*What you will do*. Output the material word for word. Leave each picture out.

[begin Material]

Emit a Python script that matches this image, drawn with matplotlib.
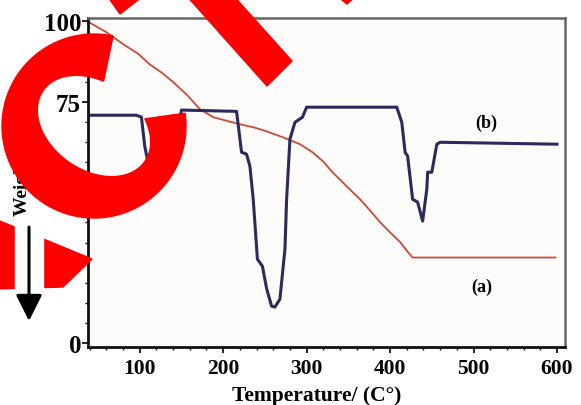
import numpy as np
import matplotlib
matplotlib.use("Agg")
import matplotlib.pyplot as plt
from matplotlib.patches import Polygon, Rectangle
from matplotlib.ticker import MultipleLocator

# (a) TGA weight loss curve
temp_a = [39, 60, 80, 98, 112, 127, 140, 157, 172, 188, 205, 220, 237, 252, 272, 292,
          307, 320, 331, 348, 364, 376, 388, 400, 412, 421, 427, 598]
weight_a = [99.7, 96.6, 92.9, 89.9, 86.6, 83.9, 81.1, 77.0, 72.7, 70.2, 69.0, 68.0,
            67.0, 65.8, 63.9, 61.8, 59.3, 56.4, 53.1, 48.7, 44.7, 41.2, 37.6, 34.4,
            31.4, 28.4, 26.6, 26.6]

# (b) DTA trace
temp_b = [39, 96, 102, 106, 110, 114, 130, 142, 148, 150, 216, 222, 228, 232, 236, 241,
          247, 252, 258, 262, 268, 274, 276, 280, 286, 295, 300, 408, 414, 418, 421,
          427, 433, 439, 444, 445, 450, 456, 460, 600]
dta_b = [70.8, 70.8, 70.2, 61.2, 56.0, 52.5, 50.9, 57.1, 69.6, 72.4, 72.0, 59.3, 58.7,
         55.0, 44.7, 26.1, 23.9, 17.0, 11.5, 11.2, 13.7, 29.2, 44.7, 63.4, 68.6, 70.2,
         73.3, 73.3, 68.6, 59.3, 58.1, 44.7, 43.8, 37.9, 47.8, 53.1, 53.1, 61.8, 62.4,
         61.8]

x_ticks = [100, 200, 300, 400, 500, 600]
y_ticks = [0, 25, 50, 75, 100]

plt.rcParams['font.family'] = 'Liberation Serif'
plt.rcParams['font.weight'] = 'bold'

fig = plt.figure(figsize=(5.81, 4.06), dpi=100)
ax = fig.add_axes([88 / 581, 1 - 348 / 406, 477 / 581, 329 / 406])
ax.set_facecolor('#fdfcfa')

ax.plot(temp_a, weight_a, color='#cc4a3a', lw=1.3)
ax.plot(temp_b, dta_b, color='#2b2a5c', lw=2.2)

ax.set_xlim(38, 609.6)
ax.set_ylim(-1.2, 101)
ax.set_xticks(x_ticks)
ax.set_yticks(y_ticks)
ax.xaxis.set_minor_locator(MultipleLocator(20))
ax.yaxis.set_minor_locator(MultipleLocator(6.25))
ax.tick_params(which='major', length=4, width=1.2, labelsize=15.5, pad=4)
ax.tick_params(axis='y', which='major', labelsize=18, pad=1)
ax.tick_params(which='minor', length=2.5, width=1)

for side in ['left', 'bottom']:
    ax.spines[side].set_color('#111111')
    ax.spines[side].set_linewidth(2)
for side in ['top', 'right']:
    ax.spines[side].set_color('#666666')
    ax.spines[side].set_linewidth(1.8)

ax.set_xlabel('Temperature/ (C°)', fontsize=15.5, fontweight='bold')
ax.xaxis.set_label_coords(0.479, -0.115)

ax.text(515, 68.5, '(b)', fontsize=13, fontweight='bold', ha='center', va='center')
ax.text(510, 17.5, '(a)', fontsize=13, fontweight='bold', ha='center', va='center')

# pixel-space layer for the axis caption, arrow and red marks
ov = fig.add_axes([0, 0, 1, 1], zorder=10)
ov.set_xlim(0, 581)
ov.set_ylim(406, 0)
ov.axis('off')
ov.patch.set_alpha(0)

ov.text(22, 216, 'Weight (%)', rotation=90, ha='center', va='bottom',
        fontsize=14, fontweight='bold', zorder=2)

red = '#ff0000'

# C-shaped mark: round outside, tilted oval hole, open towards the upper right
cx, cy, r_out = 94, 127, 92
hole_a, hole_b, tilt = 62, 44, np.radians(35)
phi = np.radians(np.linspace(-8, 282, 200))
outer = np.column_stack([cx + r_out * np.cos(phi), cy + r_out * np.sin(phi)])
rel = phi - tilt
r_in = hole_a * hole_b / np.sqrt((hole_b * np.cos(rel)) ** 2 + (hole_a * np.sin(rel)) ** 2)
inner = np.column_stack([cx + r_in * np.cos(phi), cy + r_in * np.sin(phi)])[::-1]
ov.add_patch(Polygon(np.vstack([outer, inner]), color=red, zorder=5))

ov.add_patch(Polygon([(185, -5), (232, -5), (292, 62), (267, 87)], color=red, zorder=5))
ov.add_patch(Polygon([(108, -2), (142, -2), (120, 15)], color=red, zorder=5))
ov.add_patch(Polygon([(338, -2), (355, -2), (347, 5)], color=red, zorder=5))
ov.add_patch(Polygon([(-5, 220), (92, 260), (63, 288), (-5, 290)], color=red, zorder=5))

# arrow sits on its own white strip above the red band
ov.add_patch(Rectangle((15, 225), 28, 105, color='white', zorder=6))
ov.annotate('', xy=(29, 322), xytext=(29, 228), zorder=7,
            arrowprops=dict(arrowstyle='-|>', lw=2.2, color='black',
                            mutation_scale=40, shrinkA=0, shrinkB=0))

fig.savefig('out.png', dpi=100)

[end Material]

*Task solution*.
Emit a Python script that matches this image, drawn with matplotlib.
import numpy as np
import matplotlib
matplotlib.use("Agg")
import matplotlib.pyplot as plt
from matplotlib.patches import Polygon, Rectangle
from matplotlib.ticker import MultipleLocator

# (a) TGA weight loss curve
temp_a = [39, 60, 80, 98, 112, 127, 140, 157, 172, 188, 205, 220, 237, 252, 272, 292,
          307, 320, 331, 348, 364, 376, 388, 400, 412, 421, 427, 598]
weight_a = [99.7, 96.6, 92.9, 89.9, 86.6, 83.9, 81.1, 77.0, 72.7, 70.2, 69.0, 68.0,
            67.0, 65.8, 63.9, 61.8, 59.3, 56.4, 53.1, 48.7, 44.7, 41.2, 37.6, 34.4,
            31.4, 28.4, 26.6, 26.6]

# (b) DTA trace
temp_b = [39, 96, 102, 106, 110, 114, 130, 142, 148, 150, 216, 222, 228, 232, 236, 241,
          247, 252, 258, 262, 268, 274, 276, 280, 286, 295, 300, 408, 414, 418, 421,
          427, 433, 439, 444, 445, 450, 456, 460, 600]
dta_b = [70.8, 70.8, 70.2, 61.2, 56.0, 52.5, 50.9, 57.1, 69.6, 72.4, 72.0, 59.3, 58.7,
         55.0, 44.7, 26.1, 23.9, 17.0, 11.5, 11.2, 13.7, 29.2, 44.7, 63.4, 68.6, 70.2,
         73.3, 73.3, 68.6, 59.3, 58.1, 44.7, 43.8, 37.9, 47.8, 53.1, 53.1, 61.8, 62.4,
         61.8]

x_ticks = [100, 200, 300, 400, 500, 600]
y_ticks = [0, 25, 50, 75, 100]

plt.rcParams['font.family'] = 'Liberation Serif'
plt.rcParams['font.weight'] = 'bold'

fig = plt.figure(figsize=(5.81, 4.06), dpi=100)
ax = fig.add_axes([88 / 581, 1 - 348 / 406, 477 / 581, 329 / 406])
ax.set_facecolor('#fdfcfa')

ax.plot(temp_a, weight_a, color='#cc4a3a', lw=1.3)
ax.plot(temp_b, dta_b, color='#2b2a5c', lw=2.2)

ax.set_xlim(38, 609.6)
ax.set_ylim(-1.2, 101)
ax.set_xticks(x_ticks)
ax.set_yticks(y_ticks)
ax.xaxis.set_minor_locator(MultipleLocator(20))
ax.yaxis.set_minor_locator(MultipleLocator(6.25))
ax.tick_params(which='major', length=4, width=1.2, labelsize=15.5, pad=4)
ax.tick_params(axis='y', which='major', labelsize=18, pad=1)
ax.tick_params(which='minor', length=2.5, width=1)

for side in ['left', 'bottom']:
    ax.spines[side].set_color('#111111')
    ax.spines[side].set_linewidth(2)
for side in ['top', 'right']:
    ax.spines[side].set_color('#666666')
    ax.spines[side].set_linewidth(1.8)

ax.set_xlabel('Temperature/ (C°)', fontsize=15.5, fontweight='bold')
ax.xaxis.set_label_coords(0.479, -0.115)

ax.text(515, 68.5, '(b)', fontsize=13, fontweight='bold', ha='center', va='center')
ax.text(510, 17.5, '(a)', fontsize=13, fontweight='bold', ha='center', va='center')

# pixel-space layer for the axis caption, arrow and red marks
ov = fig.add_axes([0, 0, 1, 1], zorder=10)
ov.set_xlim(0, 581)
ov.set_ylim(406, 0)
ov.axis('off')
ov.patch.set_alpha(0)

ov.text(22, 216, 'Weight (%)', rotation=90, ha='center', va='bottom',
        fontsize=14, fontweight='bold', zorder=2)

red = '#ff0000'

# C-shaped mark: round outside, tilted oval hole, open towards the upper right
cx, cy, r_out = 94, 127, 92
hole_a, hole_b, tilt = 62, 44, np.radians(35)
phi = np.radians(np.linspace(-8, 282, 200))
outer = np.column_stack([cx + r_out * np.cos(phi), cy + r_out * np.sin(phi)])
rel = phi - tilt
r_in = hole_a * hole_b / np.sqrt((hole_b * np.cos(rel)) ** 2 + (hole_a * np.sin(rel)) ** 2)
inner = np.column_stack([cx + r_in * np.cos(phi), cy + r_in * np.sin(phi)])[::-1]
ov.add_patch(Polygon(np.vstack([outer, inner]), color=red, zorder=5))

ov.add_patch(Polygon([(185, -5), (232, -5), (292, 62), (267, 87)], color=red, zorder=5))
ov.add_patch(Polygon([(108, -2), (142, -2), (120, 15)], color=red, zorder=5))
ov.add_patch(Polygon([(338, -2), (355, -2), (347, 5)], color=red, zorder=5))
ov.add_patch(Polygon([(-5, 220), (92, 260), (63, 288), (-5, 290)], color=red, zorder=5))

# arrow sits on its own white strip above the red band
ov.add_patch(Rectangle((15, 225), 28, 105, color='white', zorder=6))
ov.annotate('', xy=(29, 322), xytext=(29, 228), zorder=7,
            arrowprops=dict(arrowstyle='-|>', lw=2.2, color='black',
                            mutation_scale=40, shrinkA=0, shrinkB=0))

fig.savefig('out.png', dpi=100)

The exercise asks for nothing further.